Just call me Shan. I have come to these forums as I am currently struggling with my recent divorce. I was with my ex for over 10 years and we have 2 beautiful daughters. We were separated 18 months before we got divorced. Around 4 years ago I has a very strong urge to be with a woman. We both thought that if I just had some fun, I would be ok. Unfortunately, this was not to be and I went on to have a string of tumultuous relationships with women, all whilst staying married! I guess we both sat back and watched me ruin our marriage, but neither or us once intervened.

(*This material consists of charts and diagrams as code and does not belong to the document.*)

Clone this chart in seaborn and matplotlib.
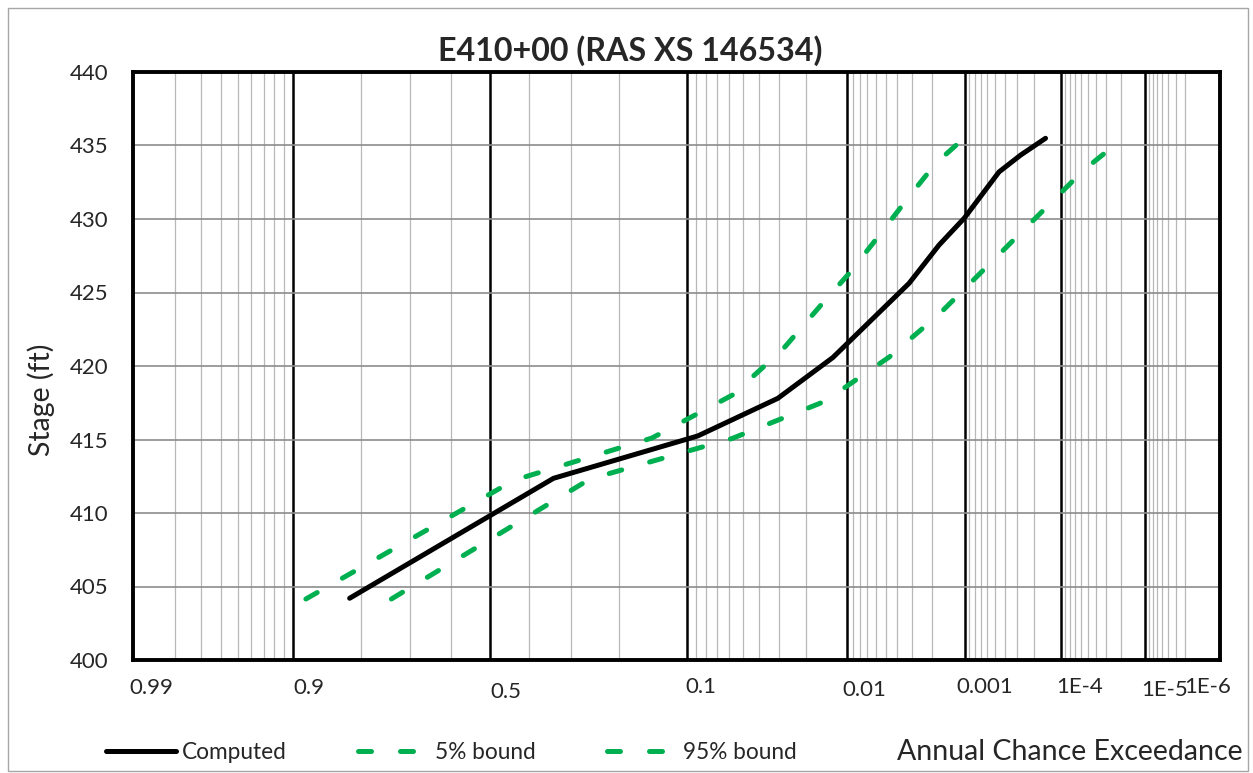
import numpy as np
import matplotlib
matplotlib.use("Agg")
import matplotlib.pyplot as plt
import matplotlib.transforms as mtransforms
from matplotlib.patches import Rectangle
import seaborn as sns
from statistics import NormalDist

# Stage-frequency curves (annual chance exceedance vs stage, ft)
ace_computed = [0.820, 0.340, 0.0882, 0.0305, 0.0128, 0.00318, 0.00173,
                0.00101, 0.00046, 0.000275, 0.000149]
stage_computed = [404.20, 412.36, 415.24, 417.80, 420.58, 425.63, 428.23,
                  430.05, 433.20, 434.35, 435.49]

ace_bound5 = [0.885, 0.438, 0.146, 0.0572, 0.0283, 0.0152, 0.00967,
              0.00618, 0.00307, 0.00185, 0.00101]
stage_bound5 = [404.15, 412.23, 415.10, 418.03, 421.14, 424.27, 426.31,
                428.46, 431.68, 433.79, 435.51]

ace_bound95 = [0.740, 0.258, 0.0575, 0.0147, 0.00467, 0.00173,
               0.0000553, 0.0000256]
stage_bound95 = [404.15, 412.31, 415.07, 417.59, 420.61, 423.52,
                 433.33, 434.88]

# Probability-paper grid
ace_major = [0.9, 0.5, 0.1, 0.01, 0.001, 1e-4, 1e-5]
ace_minor = ([0.98, 0.97, 0.96, 0.95, 0.94, 0.93, 0.92, 0.91,
              0.8, 0.7, 0.6, 0.4, 0.3, 0.2]
             + [k * 1e-2 for k in range(9, 1, -1)]
             + [k * 1e-3 for k in range(9, 1, -1)]
             + [k * 1e-4 for k in range(9, 1, -1)]
             + [k * 1e-5 for k in range(9, 1, -1)]
             + [k * 1e-6 for k in range(9, 2, -1)])
ace_tick_values = [0.99, 0.9, 0.5, 0.1, 0.01, 0.001, 1e-4, 1e-5, 1e-6]
ace_tick_labels = ["0.99", "0.9", "0.5", "0.1", "0.01", "0.001",
                   "1E-4", "1E-5", "1E-6"]
stage_ticks = [400, 405, 410, 415, 420, 425, 430, 435, 440]

# label placement offsets (pixels): horizontal from grid line, vertical below axis
label_dx = [-4, 0, 0, -1.5, -5, -8, -4.5, -4, -35.5]
label_dy = [-28, -28, -32.5, -27, -30, -27, -27, -29.5, -27]

_nd = NormalDist()


def ace_to_q(p):
    # standard normal quantile of the exceedance probability (increasing in p)
    p = np.clip(np.asarray(p, dtype=float), 1e-12, 1 - 1e-12)
    return np.vectorize(lambda v: _nd.inv_cdf(v), otypes=[float])(p)


def q_to_ace(q):
    q = np.asarray(q, dtype=float)
    return np.vectorize(lambda v: _nd.cdf(v), otypes=[float])(q)


sns.set_style("white")
plt.rcParams["font.family"] = ["Lato", "DejaVu Sans"]

W, H = 1253, 773
fig = plt.figure(figsize=(W / 100, H / 100), dpi=100)
ax = fig.add_axes([133 / W, 1 - 660 / H, (1220 - 133) / W, (660 - 72) / H])

green = "#00B050"
dash = (0, (2.6, 5.8))
sns.lineplot(x=ace_computed, y=stage_computed, ax=ax, color="black",
             linewidth=3.6, solid_capstyle="round", solid_joinstyle="round",
             label="Computed", sort=False, estimator=None, zorder=5)
sns.lineplot(x=ace_bound5, y=stage_bound5, ax=ax, color=green,
             linewidth=3.6, linestyle=dash, dash_capstyle="round",
             label="5% bound", sort=False, estimator=None, zorder=4)
sns.lineplot(x=ace_bound95, y=stage_bound95, ax=ax, color=green,
             linewidth=3.6, linestyle=dash, dash_capstyle="round",
             label="95% bound", sort=False, estimator=None, zorder=4)

handles, labels = ax.get_legend_handles_labels()
if ax.get_legend() is not None:
    ax.get_legend().remove()

ax.set_xscale("function", functions=(ace_to_q, q_to_ace))
ax.set_xlim(0.99, 1e-6)
if not ax.xaxis_inverted():
    ax.invert_xaxis()
ax.set_ylim(400, 440)

ax.set_xticks(ace_major)
ax.set_xticks(ace_minor, minor=True)
ax.tick_params(axis="x", which="both", length=0, labelbottom=False)
ax.set_yticks(stage_ticks)
ax.tick_params(axis="y", length=0, pad=18, labelsize=16)

ax.set_axisbelow(True)
ax.grid(axis="x", which="minor", color="#b8b8b8", linewidth=0.9)
ax.grid(axis="x", which="major", color="black", linewidth=1.8)
ax.grid(axis="y", which="major", color="#8c8c8c", linewidth=1.2)
for s in ax.spines.values():
    s.set_visible(True)
    s.set_color("black")
    s.set_linewidth(2.8)
ax.set_xlabel("")
ax.set_ylabel("")

# probability labels under the axis
for val, lab, dx, dy in zip(ace_tick_values, ace_tick_labels, label_dx, label_dy):
    tr = mtransforms.offset_copy(ax.get_xaxis_transform(), fig=fig,
                                 x=dx, y=dy, units="dots")
    ax.text(val, 0, lab, transform=tr, ha="left", va="center",
            fontsize=16, clip_on=False)

fig.text(630 / W, 1 - 51 / H, "E410+00 (RAS XS 146534)", ha="center",
         va="center", fontsize=23.2, fontweight="bold")
fig.text(41 / W, 1 - 400 / H, "Stage (ft)", rotation=90, ha="center",
         va="center", fontsize=20.5)
fig.text(1243 / W, 1 - 760 / H, "Annual Chance Exceedance", ha="right",
         va="baseline", fontsize=20.5)

fig.legend(handles, labels, loc="center left",
           bbox_to_anchor=(106 / W, 1 - 752.5 / H), ncol=3, frameon=False,
           fontsize=16.3, handlelength=3.1, handletextpad=0.27,
           columnspacing=3.15, borderpad=0, borderaxespad=0)

fig.add_artist(Rectangle((8 / W, 1 - 771 / H), (1248 - 8) / W, (771 - 8) / H,
                         transform=fig.transFigure, fill=False,
                         edgecolor="#a6a6a6", linewidth=1))

fig.savefig("out.png", dpi=100)
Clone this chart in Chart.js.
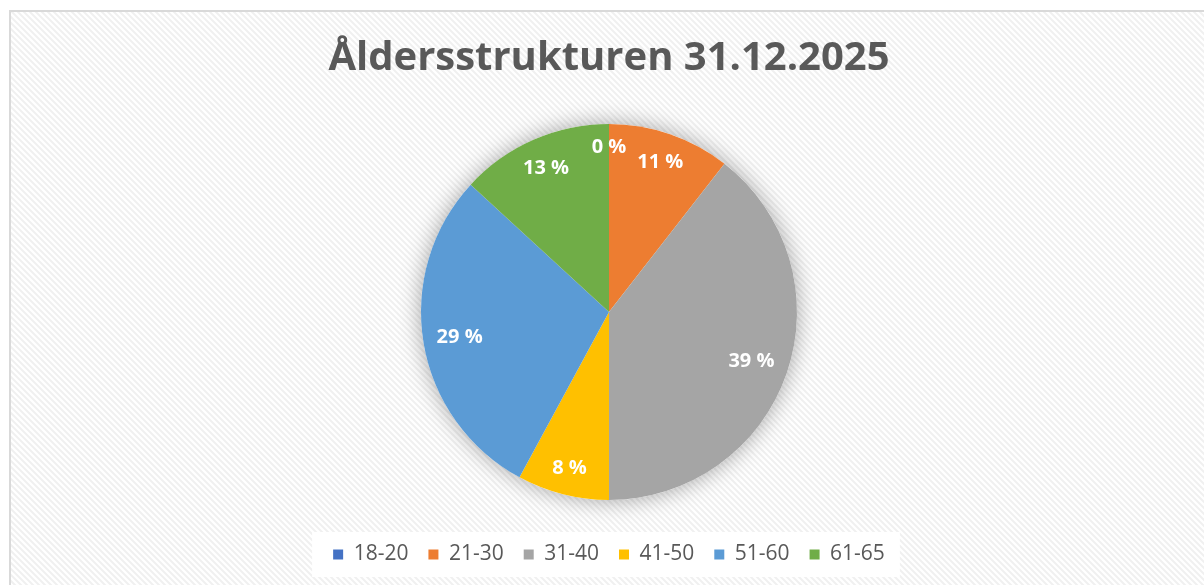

I am currently in a same sex relationship and consider myself to be gay. However, this has not necessarily made things any easier to move on. I was ok to start with, and I have been with my current partner for 12 months, but the divorce is final now and for some reason I am just feeling like I have made a terrible mistake, and am so caught up with the "what ifs".... I don't doubt my sexuality, but in divorcing my husband I have lost so much... I just don't know how to cope. I have been on and off medication for depression, been to counsellors, but none of it has really helped. I just feel like I'm a failure. This was the person I was spending the rest of my life with and only several years back I couldn't picture myself with anyone else. We were each other's first serious relationship, and I feel like that he is mine and the thought of anyone else being with him is devastating. Needless to say, we have well and truly passed the point of no return and he is moving on with is life. I thought I was too, but apparently not.
I'm not sure what I'm hoping to get from joining here, but it would be nice to connect with others who feel as though they too have lost a lot.
Thank you for talking the time to read this. I look forward to chatting with you all.